ALTER DEFAULT PRIVILEGES GRANT EXECUTE ON FUNCTIONS TO PUBLIC;

This will work because the alter default privileges statement has effect on function created after it is executed. See PostgreSQL alter default privileges for more details.

After that, you’ll need to grant EXECUTE privileges on functions explicitly:

GRANT EXECUTE ON FUNCTION login TO anonymous;
GRANT EXECUTE ON FUNCTION signup TO anonymous;

You can also grant execute on all functions in a schema to a higher privileged role:

GRANT EXECUTE ON ALL FUNCTIONS IN SCHEMA api TO web_user;

Security definer

A function is executed with the privileges of the user who calls it. This means that the user has to have all permissions to do the operations the procedure performs. If the function accesses private database objects, your API roles won’t be able to successfully execute the function.

Another option is to define the function with the SECURITY DEFINER option. Then only one permission check will take place, the permission to call the function, and the operations in the function will have the authority of the user who owns the function itself.

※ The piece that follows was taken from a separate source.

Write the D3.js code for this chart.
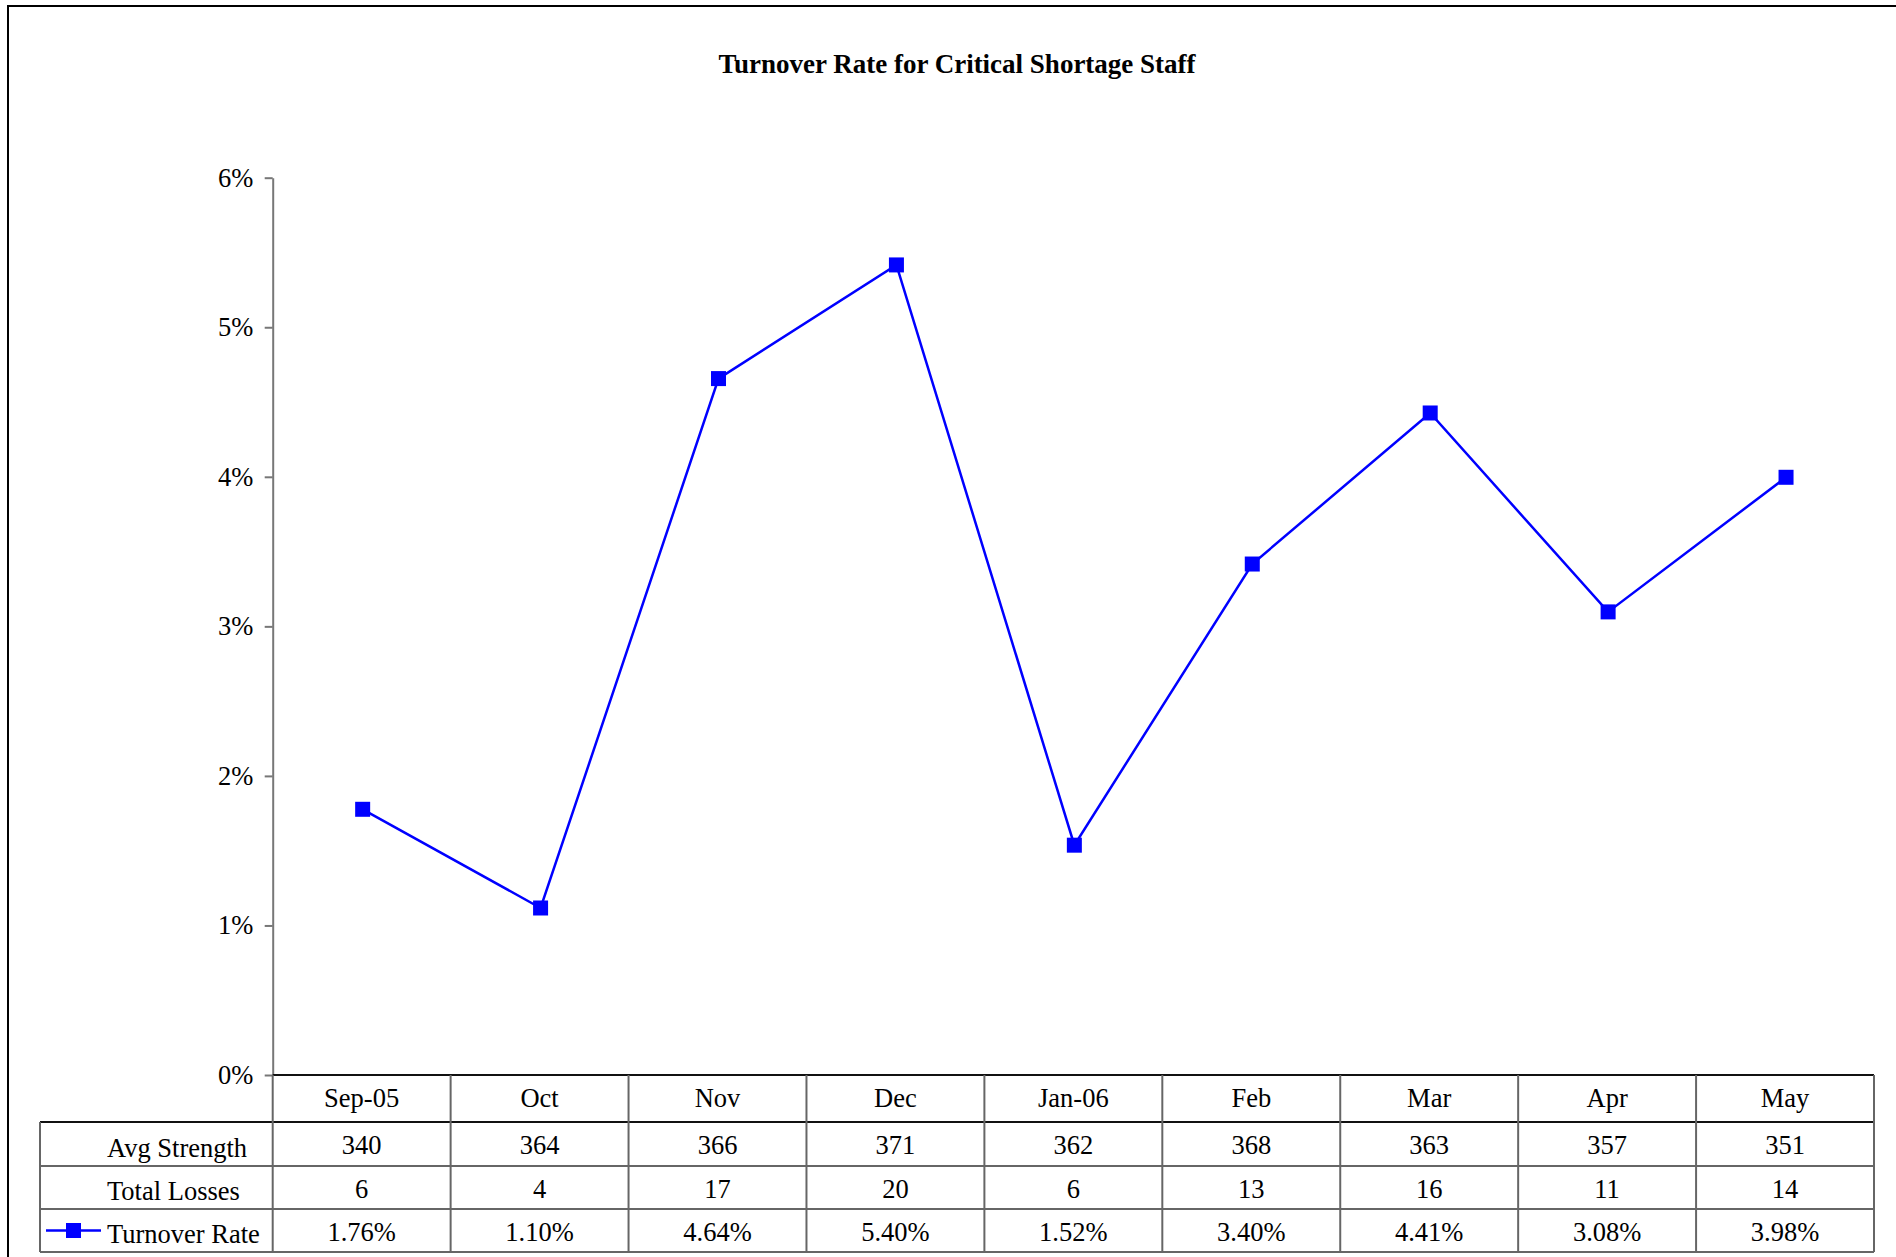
<!DOCTYPE html>
<html>
<head>
<meta charset="utf-8">
<script src="https://cdn.jsdelivr.net/npm/d3@7"></script>
<style>
html,body{margin:0;padding:0;background:#fff;}
svg{display:block;font-family:"Liberation Serif","Times New Roman",serif;}
</style>
</head>
<body>
<svg id="chart" width="1896" height="1257"></svg>
<script>
const title = "Turnover Rate for Critical Shortage Staff";
const months = ["Sep-05","Oct","Nov","Dec","Jan-06","Feb","Mar","Apr","May"];
const avgStrength = [340,364,366,371,362,368,363,357,351];
const totalLosses = [6,4,17,20,6,13,16,11,14];
const turnoverRate = [1.76,1.10,4.64,5.40,1.52,3.40,4.41,3.08,3.98];
const turnoverLabels = ["1.76%","1.10%","4.64%","5.40%","1.52%","3.40%","4.41%","3.08%","3.98%"];
const yTicks = [0,1,2,3,4,5,6];
const rowLabels = ["Avg Strength","Total Losses","Turnover Rate"];

(function(){
const svg = d3.select("#chart");
const pLeft = 272.7, pRight = 1874, pTop = 177.7, pBottom = 1075;
const tableLeft = 40;
const rowBounds = [1075, 1122, 1166, 1209, 1252];
const fs = 26.5;

svg.append("path").attr("d","M8,1257 L8,6 L1896,6")
  .attr("fill","none").attr("stroke","#000").attr("stroke-width",2);

svg.append("text").attr("x",957).attr("y",73).attr("text-anchor","middle")
  .attr("font-size",27).attr("font-weight","bold").text(title);

const x = d3.scaleBand().domain(months).range([pLeft,pRight]).padding(0);
const y = d3.scaleLinear().domain([0,6]).range([pBottom,pTop]);

const yAxis = d3.axisLeft(y).tickValues(yTicks).tickFormat(d=>d+"%").tickSize(8).tickSizeOuter(0).tickPadding(22);
const gy = svg.append("g").attr("transform",`translate(${pLeft},0)`).call(yAxis);
gy.select(".domain").attr("stroke","#777").attr("stroke-width",2);
gy.selectAll(".tick line").attr("stroke","#777").attr("stroke-width",2);
gy.selectAll(".tick text").attr("font-size",fs).attr("font-family","Liberation Serif").attr("fill","#000")
  .attr("text-anchor","start").attr("x",-(pLeft-218)).attr("dy","0.32em");

const grid = svg.append("g");
const gc = "#666";
grid.append("line").attr("x1",pLeft).attr("x2",pRight).attr("y1",rowBounds[0]).attr("y2",rowBounds[0]).attr("stroke","#111").attr("stroke-width",2);
grid.append("line").attr("x1",tableLeft).attr("x2",pRight).attr("y1",rowBounds[1]).attr("y2",rowBounds[1]).attr("stroke","#111").attr("stroke-width",2);
[2,3,4].forEach(i=>{
  grid.append("line").attr("x1",tableLeft).attr("x2",pRight).attr("y1",rowBounds[i]).attr("y2",rowBounds[i]).attr("stroke",gc).attr("stroke-width",2);
});
grid.append("line").attr("x1",tableLeft).attr("x2",tableLeft).attr("y1",rowBounds[1]).attr("y2",rowBounds[4]).attr("stroke",gc).attr("stroke-width",2);
months.forEach((m)=>{
  const xx = x(m);
  grid.append("line").attr("x1",xx).attr("x2",xx).attr("y1",rowBounds[0]).attr("y2",rowBounds[4]).attr("stroke",gc).attr("stroke-width",2);
});
grid.append("line").attr("x1",pRight).attr("x2",pRight).attr("y1",rowBounds[0]).attr("y2",rowBounds[4]).attr("stroke",gc).attr("stroke-width",2);

const cx = m => x(m) + x.bandwidth()/2;
const rows = [months, avgStrength, totalLosses, turnoverLabels];
rows.forEach((vals,r)=>{
  const mid = (rowBounds[r]+rowBounds[r+1])/2;
  svg.append("g").selectAll("text").data(vals).join("text")
    .attr("x",(d,i)=>cx(months[i])).attr("y",mid+(r===0?8.5:10))
    .attr("text-anchor","middle").attr("font-size",fs).text(d=>d);
});
rowLabels.forEach((lab,r)=>{
  const mid = (rowBounds[r+1]+rowBounds[r+2])/2;
  svg.append("text").attr("x",107).attr("y",mid+12.5).attr("font-size",fs).text(lab);
});
const ly = (rowBounds[3]+rowBounds[4])/2;
svg.append("line").attr("x1",46).attr("x2",101).attr("y1",ly).attr("y2",ly).attr("stroke","#0000ff").attr("stroke-width",2.5);
svg.append("rect").attr("x",66).attr("y",ly-7.5).attr("width",15).attr("height",15).attr("fill","#0000ff");

const series = svg.append("g").attr("transform","translate(1,-2.5)");
const line = d3.line().x((d,i)=>cx(months[i])).y(d=>y(d));
series.append("path").datum(turnoverRate).attr("d",line).attr("fill","none")
  .attr("stroke","#0000ff").attr("stroke-width",2.5);
series.append("g").selectAll("rect").data(turnoverRate).join("rect")
  .attr("x",(d,i)=>cx(months[i])-7.5).attr("y",d=>y(d)-7.5)
  .attr("width",15).attr("height",15).attr("fill","#0000ff");
})();
</script>
</body>
</html>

-- login as a user wich has privileges on the private schemas

-- create a sample function
create or replace function login(email text, pass text) returns jwt_token as $$
begin
  -- access to a private schema called 'auth'
  select auth.user_role(email, pass) into _role;
  -- other operations
  -- ...
end;
$$ language plpgsql security definer;

Note the SECURITY DEFINER keywords at the end of the function. See PostgreSQL documentation for more details.

Views

Views are invoked with the privileges of the view owner, much like stored procedures with the SECURITY DEFINER option. When created by a SUPERUSER role, all row-level security policies will be bypassed.

If you’re on PostgreSQL >= 15, this behavior can be changed by specifying the security_invoker option.

CREATE VIEW sample_view WITH (security_invoker = true) AS
SELECT * FROM sample_table;

On PostgreSQL < 15, you can create a non-SUPERUSER role and make this role the view’s owner.